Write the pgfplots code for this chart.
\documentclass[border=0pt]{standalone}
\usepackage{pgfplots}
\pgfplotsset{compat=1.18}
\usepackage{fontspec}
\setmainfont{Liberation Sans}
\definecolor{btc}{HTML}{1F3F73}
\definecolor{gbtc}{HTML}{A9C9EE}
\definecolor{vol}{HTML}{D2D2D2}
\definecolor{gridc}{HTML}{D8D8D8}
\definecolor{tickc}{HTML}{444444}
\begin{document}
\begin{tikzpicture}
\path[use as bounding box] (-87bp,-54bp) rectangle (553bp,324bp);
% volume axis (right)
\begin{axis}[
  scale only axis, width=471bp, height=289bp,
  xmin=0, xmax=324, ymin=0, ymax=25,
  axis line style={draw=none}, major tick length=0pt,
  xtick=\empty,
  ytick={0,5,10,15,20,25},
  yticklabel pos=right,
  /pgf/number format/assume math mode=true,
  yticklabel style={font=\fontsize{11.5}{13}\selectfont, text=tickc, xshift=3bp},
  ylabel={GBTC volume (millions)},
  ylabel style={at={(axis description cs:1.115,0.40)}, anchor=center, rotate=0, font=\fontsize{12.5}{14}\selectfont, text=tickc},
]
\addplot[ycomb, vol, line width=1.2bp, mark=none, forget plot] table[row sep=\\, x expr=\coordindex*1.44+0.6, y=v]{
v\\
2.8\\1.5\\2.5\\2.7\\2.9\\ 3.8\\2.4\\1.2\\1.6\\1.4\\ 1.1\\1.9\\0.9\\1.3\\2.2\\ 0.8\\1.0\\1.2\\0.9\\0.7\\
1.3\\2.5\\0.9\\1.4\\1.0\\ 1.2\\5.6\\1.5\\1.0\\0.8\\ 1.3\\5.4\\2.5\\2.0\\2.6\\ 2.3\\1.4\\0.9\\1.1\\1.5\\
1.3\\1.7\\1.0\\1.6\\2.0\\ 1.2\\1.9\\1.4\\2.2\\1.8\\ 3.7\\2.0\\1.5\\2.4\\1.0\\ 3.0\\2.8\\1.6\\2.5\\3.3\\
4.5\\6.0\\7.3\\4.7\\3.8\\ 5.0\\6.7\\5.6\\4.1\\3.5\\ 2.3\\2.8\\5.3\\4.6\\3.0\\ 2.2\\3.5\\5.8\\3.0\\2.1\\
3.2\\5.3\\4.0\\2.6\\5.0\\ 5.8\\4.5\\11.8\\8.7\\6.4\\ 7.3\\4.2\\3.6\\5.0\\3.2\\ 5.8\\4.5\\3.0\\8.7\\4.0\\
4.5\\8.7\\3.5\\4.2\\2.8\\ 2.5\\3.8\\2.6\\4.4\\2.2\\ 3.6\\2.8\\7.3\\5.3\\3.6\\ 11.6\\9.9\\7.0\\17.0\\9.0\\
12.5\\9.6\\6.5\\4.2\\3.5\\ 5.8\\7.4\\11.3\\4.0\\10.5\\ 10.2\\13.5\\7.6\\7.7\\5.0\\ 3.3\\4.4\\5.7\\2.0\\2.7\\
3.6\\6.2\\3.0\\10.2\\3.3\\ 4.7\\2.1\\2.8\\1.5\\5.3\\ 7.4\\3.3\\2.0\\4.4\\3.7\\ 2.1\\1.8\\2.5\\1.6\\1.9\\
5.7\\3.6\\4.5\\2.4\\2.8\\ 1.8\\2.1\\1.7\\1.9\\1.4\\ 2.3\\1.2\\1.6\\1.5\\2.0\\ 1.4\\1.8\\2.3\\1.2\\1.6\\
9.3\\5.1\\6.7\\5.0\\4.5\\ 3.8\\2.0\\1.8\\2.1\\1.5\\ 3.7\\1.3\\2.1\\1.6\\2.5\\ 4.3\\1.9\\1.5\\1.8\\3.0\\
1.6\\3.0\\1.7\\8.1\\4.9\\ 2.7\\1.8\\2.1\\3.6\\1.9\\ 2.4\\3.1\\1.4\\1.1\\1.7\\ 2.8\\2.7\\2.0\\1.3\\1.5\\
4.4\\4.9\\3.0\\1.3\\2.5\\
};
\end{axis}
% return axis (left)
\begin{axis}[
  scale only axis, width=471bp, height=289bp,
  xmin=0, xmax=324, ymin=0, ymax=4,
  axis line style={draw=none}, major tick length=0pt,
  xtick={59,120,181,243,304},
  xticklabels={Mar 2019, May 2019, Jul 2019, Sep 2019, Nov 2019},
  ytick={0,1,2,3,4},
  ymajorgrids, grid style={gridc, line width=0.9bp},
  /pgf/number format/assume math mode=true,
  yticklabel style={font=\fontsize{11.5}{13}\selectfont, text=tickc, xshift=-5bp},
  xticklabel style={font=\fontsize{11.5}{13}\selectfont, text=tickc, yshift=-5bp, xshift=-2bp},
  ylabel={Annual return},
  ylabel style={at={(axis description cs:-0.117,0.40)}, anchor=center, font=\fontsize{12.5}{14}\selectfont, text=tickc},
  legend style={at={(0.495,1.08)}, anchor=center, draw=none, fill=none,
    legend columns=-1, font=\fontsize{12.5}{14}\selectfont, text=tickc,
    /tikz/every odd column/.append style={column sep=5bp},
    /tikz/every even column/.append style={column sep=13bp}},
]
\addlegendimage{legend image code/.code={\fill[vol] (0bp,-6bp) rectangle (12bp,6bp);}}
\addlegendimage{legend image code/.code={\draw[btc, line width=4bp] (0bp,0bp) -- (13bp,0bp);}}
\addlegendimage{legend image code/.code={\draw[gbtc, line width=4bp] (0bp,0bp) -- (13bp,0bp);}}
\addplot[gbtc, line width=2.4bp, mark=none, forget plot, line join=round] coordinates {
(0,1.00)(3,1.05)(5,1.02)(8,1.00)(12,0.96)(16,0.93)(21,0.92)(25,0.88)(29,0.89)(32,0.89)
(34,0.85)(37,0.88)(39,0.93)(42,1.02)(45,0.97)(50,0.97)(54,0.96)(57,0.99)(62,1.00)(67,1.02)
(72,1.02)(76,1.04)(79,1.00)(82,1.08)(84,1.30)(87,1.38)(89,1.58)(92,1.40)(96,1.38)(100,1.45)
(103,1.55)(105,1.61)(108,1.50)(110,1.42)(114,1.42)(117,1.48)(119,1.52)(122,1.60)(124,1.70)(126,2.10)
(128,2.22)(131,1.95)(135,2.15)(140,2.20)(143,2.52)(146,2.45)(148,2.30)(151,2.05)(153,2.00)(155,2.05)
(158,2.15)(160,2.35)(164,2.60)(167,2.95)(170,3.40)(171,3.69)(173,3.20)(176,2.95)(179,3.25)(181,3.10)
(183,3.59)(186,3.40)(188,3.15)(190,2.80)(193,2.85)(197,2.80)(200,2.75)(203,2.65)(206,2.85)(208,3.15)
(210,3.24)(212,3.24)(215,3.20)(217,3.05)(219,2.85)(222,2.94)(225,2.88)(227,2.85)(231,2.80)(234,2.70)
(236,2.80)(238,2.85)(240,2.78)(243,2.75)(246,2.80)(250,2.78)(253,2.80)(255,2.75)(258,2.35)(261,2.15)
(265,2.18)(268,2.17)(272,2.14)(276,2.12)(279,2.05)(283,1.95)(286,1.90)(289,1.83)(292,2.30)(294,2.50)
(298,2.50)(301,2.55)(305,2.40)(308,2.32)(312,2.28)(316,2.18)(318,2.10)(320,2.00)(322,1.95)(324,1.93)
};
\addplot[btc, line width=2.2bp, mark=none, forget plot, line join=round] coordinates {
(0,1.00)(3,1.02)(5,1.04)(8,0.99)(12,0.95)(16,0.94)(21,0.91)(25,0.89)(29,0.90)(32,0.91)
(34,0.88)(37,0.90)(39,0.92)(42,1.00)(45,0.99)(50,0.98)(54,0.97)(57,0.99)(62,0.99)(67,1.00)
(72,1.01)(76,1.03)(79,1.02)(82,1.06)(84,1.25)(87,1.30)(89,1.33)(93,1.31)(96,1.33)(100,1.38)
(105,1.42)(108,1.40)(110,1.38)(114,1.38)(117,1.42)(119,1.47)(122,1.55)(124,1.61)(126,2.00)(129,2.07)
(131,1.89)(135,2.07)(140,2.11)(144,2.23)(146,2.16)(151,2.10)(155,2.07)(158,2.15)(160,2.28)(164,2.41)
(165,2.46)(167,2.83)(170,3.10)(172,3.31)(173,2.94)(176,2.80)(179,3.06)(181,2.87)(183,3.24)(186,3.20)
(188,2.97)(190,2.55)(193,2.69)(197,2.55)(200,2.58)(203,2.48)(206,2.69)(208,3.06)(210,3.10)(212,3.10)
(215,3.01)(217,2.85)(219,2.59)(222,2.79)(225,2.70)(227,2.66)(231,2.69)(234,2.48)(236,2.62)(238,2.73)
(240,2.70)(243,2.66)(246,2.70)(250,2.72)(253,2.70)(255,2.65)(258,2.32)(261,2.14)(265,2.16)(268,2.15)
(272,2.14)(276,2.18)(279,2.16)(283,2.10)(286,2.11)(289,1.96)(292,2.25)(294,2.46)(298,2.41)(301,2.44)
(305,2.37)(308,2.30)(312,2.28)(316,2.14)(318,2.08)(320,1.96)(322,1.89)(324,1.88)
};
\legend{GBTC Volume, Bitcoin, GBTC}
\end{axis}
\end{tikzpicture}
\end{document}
━━━━━━━━━━━━━━━━
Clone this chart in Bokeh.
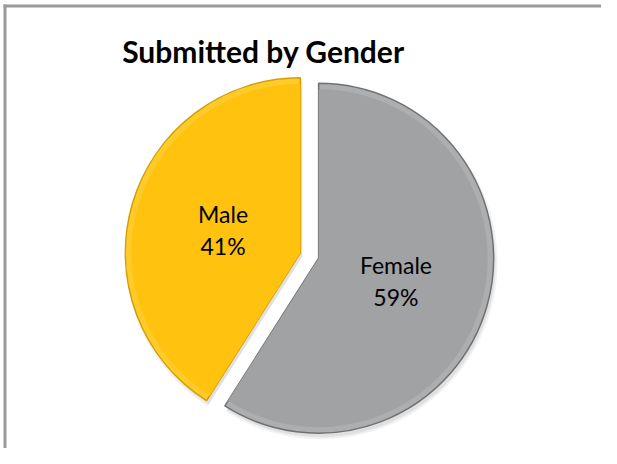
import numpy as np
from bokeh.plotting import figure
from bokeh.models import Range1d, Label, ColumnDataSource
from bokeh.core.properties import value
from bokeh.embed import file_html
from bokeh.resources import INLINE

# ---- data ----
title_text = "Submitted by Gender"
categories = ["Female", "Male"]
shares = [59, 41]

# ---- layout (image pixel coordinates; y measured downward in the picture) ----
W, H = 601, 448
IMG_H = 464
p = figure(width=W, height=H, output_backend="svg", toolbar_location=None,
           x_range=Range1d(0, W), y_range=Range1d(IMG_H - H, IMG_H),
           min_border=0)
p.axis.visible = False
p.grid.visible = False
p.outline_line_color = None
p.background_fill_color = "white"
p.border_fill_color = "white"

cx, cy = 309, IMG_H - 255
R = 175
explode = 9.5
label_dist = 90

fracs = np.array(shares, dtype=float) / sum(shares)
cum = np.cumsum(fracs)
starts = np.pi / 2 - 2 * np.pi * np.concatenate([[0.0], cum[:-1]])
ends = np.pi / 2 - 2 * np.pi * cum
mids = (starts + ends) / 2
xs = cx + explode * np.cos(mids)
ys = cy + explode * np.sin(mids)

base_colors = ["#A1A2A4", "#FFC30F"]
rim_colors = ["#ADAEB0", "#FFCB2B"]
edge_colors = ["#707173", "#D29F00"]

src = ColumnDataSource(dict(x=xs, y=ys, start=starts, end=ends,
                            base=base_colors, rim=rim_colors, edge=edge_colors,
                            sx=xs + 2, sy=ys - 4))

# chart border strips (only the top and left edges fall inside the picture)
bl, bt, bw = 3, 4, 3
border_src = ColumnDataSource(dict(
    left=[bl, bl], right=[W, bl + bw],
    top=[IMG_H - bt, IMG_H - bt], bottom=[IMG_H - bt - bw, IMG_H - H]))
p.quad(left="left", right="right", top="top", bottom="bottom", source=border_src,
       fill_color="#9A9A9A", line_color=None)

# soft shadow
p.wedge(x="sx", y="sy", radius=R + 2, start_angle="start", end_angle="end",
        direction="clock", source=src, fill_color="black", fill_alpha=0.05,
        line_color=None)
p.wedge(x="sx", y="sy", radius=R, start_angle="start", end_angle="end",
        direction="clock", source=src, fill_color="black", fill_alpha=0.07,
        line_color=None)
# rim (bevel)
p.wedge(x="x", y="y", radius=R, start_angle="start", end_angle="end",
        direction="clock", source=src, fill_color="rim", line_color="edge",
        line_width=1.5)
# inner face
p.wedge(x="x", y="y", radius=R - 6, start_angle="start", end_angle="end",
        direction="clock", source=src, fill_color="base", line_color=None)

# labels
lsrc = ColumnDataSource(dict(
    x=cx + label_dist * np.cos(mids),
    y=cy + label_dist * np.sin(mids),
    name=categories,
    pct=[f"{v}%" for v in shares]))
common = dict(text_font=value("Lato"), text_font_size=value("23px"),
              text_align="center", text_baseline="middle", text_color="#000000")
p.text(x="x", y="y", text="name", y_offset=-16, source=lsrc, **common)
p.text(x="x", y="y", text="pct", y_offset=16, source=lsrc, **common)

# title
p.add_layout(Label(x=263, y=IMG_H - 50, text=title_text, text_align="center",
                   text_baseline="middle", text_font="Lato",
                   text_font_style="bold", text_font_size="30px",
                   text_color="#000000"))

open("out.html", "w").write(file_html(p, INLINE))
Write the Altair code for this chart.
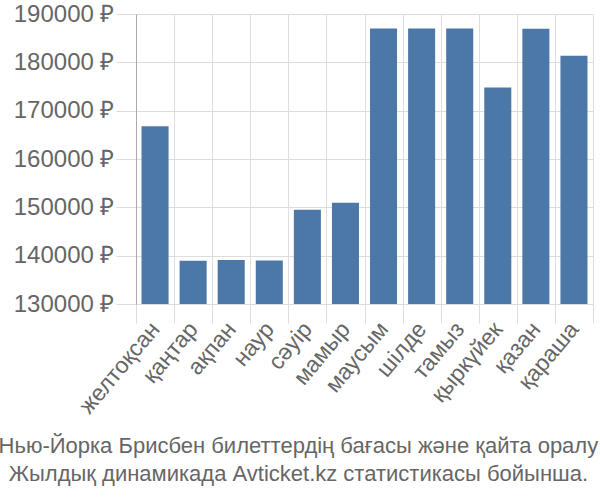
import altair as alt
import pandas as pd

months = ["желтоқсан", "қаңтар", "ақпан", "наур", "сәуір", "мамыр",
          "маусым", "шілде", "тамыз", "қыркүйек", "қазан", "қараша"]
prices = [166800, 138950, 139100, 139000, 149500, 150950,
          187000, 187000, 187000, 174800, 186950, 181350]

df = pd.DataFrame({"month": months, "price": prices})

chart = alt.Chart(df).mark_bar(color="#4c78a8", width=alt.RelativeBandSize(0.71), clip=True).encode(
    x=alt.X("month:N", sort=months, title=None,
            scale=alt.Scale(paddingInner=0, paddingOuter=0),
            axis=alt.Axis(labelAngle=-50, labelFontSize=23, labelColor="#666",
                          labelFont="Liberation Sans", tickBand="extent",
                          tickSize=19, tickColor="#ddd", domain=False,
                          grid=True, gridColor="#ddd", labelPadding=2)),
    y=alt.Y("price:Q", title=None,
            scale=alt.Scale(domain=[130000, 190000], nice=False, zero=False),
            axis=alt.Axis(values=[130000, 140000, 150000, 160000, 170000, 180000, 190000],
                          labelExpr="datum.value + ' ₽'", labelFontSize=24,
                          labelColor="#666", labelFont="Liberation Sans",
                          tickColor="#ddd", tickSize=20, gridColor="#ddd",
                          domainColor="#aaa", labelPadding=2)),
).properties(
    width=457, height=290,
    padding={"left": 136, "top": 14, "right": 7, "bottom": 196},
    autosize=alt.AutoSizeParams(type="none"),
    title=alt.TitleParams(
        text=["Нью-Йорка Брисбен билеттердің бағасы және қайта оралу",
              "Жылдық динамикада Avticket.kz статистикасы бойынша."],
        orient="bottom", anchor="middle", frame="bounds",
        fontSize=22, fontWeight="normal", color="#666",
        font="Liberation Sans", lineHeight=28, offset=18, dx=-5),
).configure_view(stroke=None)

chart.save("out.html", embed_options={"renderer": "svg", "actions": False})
━━━━━━━━━━━━━━━━
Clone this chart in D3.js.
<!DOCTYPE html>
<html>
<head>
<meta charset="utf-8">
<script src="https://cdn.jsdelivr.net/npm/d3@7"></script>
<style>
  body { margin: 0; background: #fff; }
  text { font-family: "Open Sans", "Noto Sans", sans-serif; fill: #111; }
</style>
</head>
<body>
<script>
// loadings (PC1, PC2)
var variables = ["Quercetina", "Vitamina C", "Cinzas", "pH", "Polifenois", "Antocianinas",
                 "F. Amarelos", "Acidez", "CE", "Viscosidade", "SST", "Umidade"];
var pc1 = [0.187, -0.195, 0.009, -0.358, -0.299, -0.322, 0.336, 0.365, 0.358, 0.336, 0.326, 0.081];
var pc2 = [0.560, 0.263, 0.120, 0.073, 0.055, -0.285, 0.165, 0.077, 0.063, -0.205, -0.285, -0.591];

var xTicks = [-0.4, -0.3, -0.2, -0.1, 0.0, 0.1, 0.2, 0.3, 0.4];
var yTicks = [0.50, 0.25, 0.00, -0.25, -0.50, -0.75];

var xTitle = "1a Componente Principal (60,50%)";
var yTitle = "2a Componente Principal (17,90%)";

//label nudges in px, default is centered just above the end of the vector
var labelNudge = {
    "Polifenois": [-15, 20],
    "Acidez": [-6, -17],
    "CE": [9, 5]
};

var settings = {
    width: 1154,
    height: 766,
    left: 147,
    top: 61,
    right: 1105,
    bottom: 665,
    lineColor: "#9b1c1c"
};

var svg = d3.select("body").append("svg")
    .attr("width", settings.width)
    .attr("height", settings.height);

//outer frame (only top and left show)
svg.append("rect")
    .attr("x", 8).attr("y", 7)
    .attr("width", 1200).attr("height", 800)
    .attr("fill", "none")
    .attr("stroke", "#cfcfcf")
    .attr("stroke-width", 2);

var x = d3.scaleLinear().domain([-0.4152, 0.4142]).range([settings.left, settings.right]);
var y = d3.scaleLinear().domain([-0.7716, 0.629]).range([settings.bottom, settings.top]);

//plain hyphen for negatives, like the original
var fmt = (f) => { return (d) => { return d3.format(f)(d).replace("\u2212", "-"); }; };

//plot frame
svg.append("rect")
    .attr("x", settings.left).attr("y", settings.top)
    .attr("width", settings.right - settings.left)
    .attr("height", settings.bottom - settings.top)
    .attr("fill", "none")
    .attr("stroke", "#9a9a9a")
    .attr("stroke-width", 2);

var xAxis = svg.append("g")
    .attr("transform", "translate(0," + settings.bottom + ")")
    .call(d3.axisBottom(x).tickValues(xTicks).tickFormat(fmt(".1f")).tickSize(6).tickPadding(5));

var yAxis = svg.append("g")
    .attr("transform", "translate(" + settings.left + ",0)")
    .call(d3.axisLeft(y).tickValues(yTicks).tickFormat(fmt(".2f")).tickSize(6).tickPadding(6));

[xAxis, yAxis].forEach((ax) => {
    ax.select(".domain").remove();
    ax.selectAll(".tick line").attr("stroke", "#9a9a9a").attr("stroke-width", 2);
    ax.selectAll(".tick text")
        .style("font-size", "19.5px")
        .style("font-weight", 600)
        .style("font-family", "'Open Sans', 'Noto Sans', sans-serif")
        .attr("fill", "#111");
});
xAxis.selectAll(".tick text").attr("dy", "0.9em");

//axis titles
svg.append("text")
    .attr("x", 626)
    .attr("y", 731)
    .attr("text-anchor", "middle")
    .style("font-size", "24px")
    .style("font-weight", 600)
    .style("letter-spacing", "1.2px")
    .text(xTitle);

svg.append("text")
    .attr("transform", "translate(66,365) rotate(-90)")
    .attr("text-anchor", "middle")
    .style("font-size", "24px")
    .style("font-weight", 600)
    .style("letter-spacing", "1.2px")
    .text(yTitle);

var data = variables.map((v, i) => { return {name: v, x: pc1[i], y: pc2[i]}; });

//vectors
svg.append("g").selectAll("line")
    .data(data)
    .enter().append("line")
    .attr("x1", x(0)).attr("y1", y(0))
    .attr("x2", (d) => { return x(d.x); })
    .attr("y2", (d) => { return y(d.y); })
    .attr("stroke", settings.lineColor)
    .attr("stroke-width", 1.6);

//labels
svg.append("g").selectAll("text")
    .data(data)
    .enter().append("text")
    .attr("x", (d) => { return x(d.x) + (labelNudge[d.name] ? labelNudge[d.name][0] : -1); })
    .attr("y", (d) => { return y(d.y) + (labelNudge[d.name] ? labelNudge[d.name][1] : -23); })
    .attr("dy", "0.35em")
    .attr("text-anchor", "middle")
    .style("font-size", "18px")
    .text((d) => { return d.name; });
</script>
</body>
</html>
━━━━━━━━━━━━━━━━
WORK TO DO ::
Only the lines from the one bearing "Clone this chart in Bokeh." to the one bearing "label_dist = 90", both included, should be restated word for word, with pictures left out.

TASK RESULT ::
Clone this chart in Bokeh.
import numpy as np
from bokeh.plotting import figure
from bokeh.models import Range1d, Label, ColumnDataSource
from bokeh.core.properties import value
from bokeh.embed import file_html
from bokeh.resources import INLINE

# ---- data ----
title_text = "Submitted by Gender"
categories = ["Female", "Male"]
shares = [59, 41]

# ---- layout (image pixel coordinates; y measured downward in the picture) ----
W, H = 601, 448
IMG_H = 464
p = figure(width=W, height=H, output_backend="svg", toolbar_location=None,
           x_range=Range1d(0, W), y_range=Range1d(IMG_H - H, IMG_H),
           min_border=0)
p.axis.visible = False
p.grid.visible = False
p.outline_line_color = None
p.background_fill_color = "white"
p.border_fill_color = "white"

cx, cy = 309, IMG_H - 255
R = 175
explode = 9.5
label_dist = 90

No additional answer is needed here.